Any sentimentality between the Panthers and the ones that got away will be placed on the back burner Monday, when the puck drops on Game 1 at Scotiabank Arena.

Yet the names Stolarz, Ekman-Larsson and Lorentz — each more critical to the success of the ’25 Leafs than the ’24 Cats — will forever be engraved in the same block as the frenemies they face this week.

“That story gets to endure in our locker room for the men that played,” Maurice said. “So, they still are a big part of that story, and I’m happy they’ve been able to find a place where their opportunity and their input to the success that Toronto Maple Leafs is really important.”

So important that Bobby McMann already began picking Stolarz’s brain about the Panthers’ approach while the two Leafs walked out of Canadian Tire Centre Thursday night.

So important that Lorentz is already parroting Florida’s pre-series mindset — Expect every round to go seven — in Leafs headquarters.

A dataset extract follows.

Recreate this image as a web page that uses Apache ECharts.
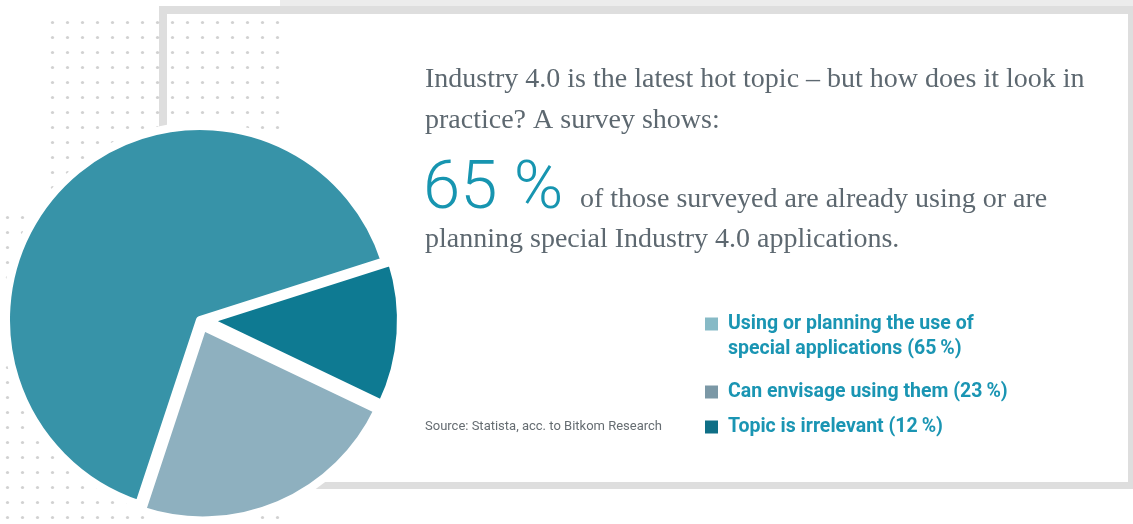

So important that Toronto coach Craig Berube gives a sly smile when asked if he’s gathering Round 2 intel from his ’24 ring-bearers: “I’ve had discussions with them…. There is things that you might not know. More mindset things, being in the locker room and around the team.”

Like a ring, there is no break in the bond that encircles a championship team.

But like a ring, those memories, those warm-bath feelings can be safely tucked away in a drawer and ignored for a couple weeks.

As the Maple Leafs edition of Stolarz said of Bobrovsky: “At the end of the day, he’s on the dark side now.”

If there was a sharp difference between the first and second time the ex-Cats returned to Florida, just wait ’til the third time.